I realised as a teenager that I was considered highly attractive and grew even more desirable as a young lady. The very idea of dating B or C class material was just beyond me. I always managed to land seriously hot guys, much to the dismay of my peers. That said, it may sound as though I slept around a lot. That would be entirely untrue. More than likely, he wasn't getting any. You see, I didn't put any value on personality or relationship. I could put up with a complete wanker as long as he was attractive enough. I liked being toted about in the company of hot guys. Plain and simple. Connecting, relating, love or intimacy were entirely lost on me.
I was shallow as a puddle on the walkway.
As I got older and broadened my social circle. Many of my peers were partnering up and getting into relationships. I felt it was a complete waste of time until I met Piet, a tall Dutch model from Amsterdam. He was a good 12 years ahead of me but was the definition of physical perfection. 2 metres tall, broad shoulders that came down into a nice small waist. Chiseled facial features, deep brown eyes and dark hair. He made me melt into a puddle upon setting eyes on him.
Long story short, he wrestled me into a relationship. It lasted four long years until I could deal no more. I can not tell which wonderful behavioural trait it was that made me want to leave him, Was it his serious case of narcissism? How he struck a pose near every reflective surface everywhere we went? Was it because when he was hugging me he was watching himself in the mirror? Maybe it was his total inability to look after himself. Fact is there were so many reasons for me to bolt and so I did. One important fact I am leaving out is that he wouldn't even touch me for the last eight months of our relationship. The first few months it was annoying and then I became complacent.
I thought back to what my mum had said. I decided, why the hell not? I should try it. So I responded back to this unattractive guy friend that used to make me laugh. I thought, he is at least fun to be around and perhaps fun to shag. I made a trip on over to see him.

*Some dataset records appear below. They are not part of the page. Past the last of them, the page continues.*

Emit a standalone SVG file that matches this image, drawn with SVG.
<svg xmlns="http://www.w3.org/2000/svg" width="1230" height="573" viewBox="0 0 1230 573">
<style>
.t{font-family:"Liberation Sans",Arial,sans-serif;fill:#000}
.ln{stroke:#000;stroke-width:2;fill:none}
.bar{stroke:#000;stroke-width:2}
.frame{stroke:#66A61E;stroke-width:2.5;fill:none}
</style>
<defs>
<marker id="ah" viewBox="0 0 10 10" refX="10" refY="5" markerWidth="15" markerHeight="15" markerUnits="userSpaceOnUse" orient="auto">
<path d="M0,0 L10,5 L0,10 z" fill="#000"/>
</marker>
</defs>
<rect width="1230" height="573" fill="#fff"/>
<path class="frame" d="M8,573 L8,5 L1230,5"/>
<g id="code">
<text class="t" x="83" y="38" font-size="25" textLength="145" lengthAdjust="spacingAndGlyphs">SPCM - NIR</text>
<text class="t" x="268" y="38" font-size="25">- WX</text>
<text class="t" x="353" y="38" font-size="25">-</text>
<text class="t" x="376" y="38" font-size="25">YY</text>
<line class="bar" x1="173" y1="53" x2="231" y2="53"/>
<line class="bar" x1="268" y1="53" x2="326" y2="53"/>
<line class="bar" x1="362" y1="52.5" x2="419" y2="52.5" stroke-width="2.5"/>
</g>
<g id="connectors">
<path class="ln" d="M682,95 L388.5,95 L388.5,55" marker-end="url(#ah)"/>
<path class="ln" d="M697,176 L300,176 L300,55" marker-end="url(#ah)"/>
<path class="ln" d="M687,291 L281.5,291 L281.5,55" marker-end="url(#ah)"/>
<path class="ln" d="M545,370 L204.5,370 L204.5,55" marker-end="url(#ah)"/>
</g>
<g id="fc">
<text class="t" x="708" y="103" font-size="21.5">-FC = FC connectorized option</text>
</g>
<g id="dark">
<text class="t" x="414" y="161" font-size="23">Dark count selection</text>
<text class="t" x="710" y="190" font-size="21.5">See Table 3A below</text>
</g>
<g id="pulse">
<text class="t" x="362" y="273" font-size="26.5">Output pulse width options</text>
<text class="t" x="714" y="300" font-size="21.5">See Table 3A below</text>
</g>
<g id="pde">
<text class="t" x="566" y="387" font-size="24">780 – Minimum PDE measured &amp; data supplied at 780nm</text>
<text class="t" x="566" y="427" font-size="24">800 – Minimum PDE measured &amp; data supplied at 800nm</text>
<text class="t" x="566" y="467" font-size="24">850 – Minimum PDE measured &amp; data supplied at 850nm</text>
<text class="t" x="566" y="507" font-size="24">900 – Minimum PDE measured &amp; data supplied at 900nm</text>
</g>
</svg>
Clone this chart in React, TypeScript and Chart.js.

We went on a few dates, nothing big. He was constantly on point. I was laughing non stop at his antics. I was at least entertained though I could hardly bare the sight of him. He was so short, balding, narrow and thin. His face a bit weathered and looked older than he was. I could not have been less attracted to him physically. I decided I was horny, it had been awhile after all and a girl has needs. I seduced him into bed, not that it was very difficult to do. After an entirely disappointing session I kicked him out of bed. No way would I wake up to that face in the morning.
He seemed to take it the wrong way. He took that highly revolting shag session to mean there was some sort of relationship on.
He dropped by my flat so many times and each time he would get stranger and stranger. He knew that I was attractive and he was not. This both confused and lowered his confidence at the same time. He would question me why I would stand with him. He, being unattractive and generally common and me being hot. How we didn't mix well and what was I onto. I told him clearly I was trying something new. I had been lead to believe that the unattractive would have a better more rich personality than the attractive. Compensation or what not. However I had realised I was mislead entirely.
The unattractive have just as many personality issues as the attractive. Sometimes even more so, in his case. I figured he certainly wasn't good looking enough for me to put up with this nonsense so he had to go.
Mum, you were wrong? Sorry to say it but I have to enjoy the physical aesthetics, the personality can go on the back burner for now.
Now, maybe sometime I will find a hot and gorgeous man who is unaware that he is as such.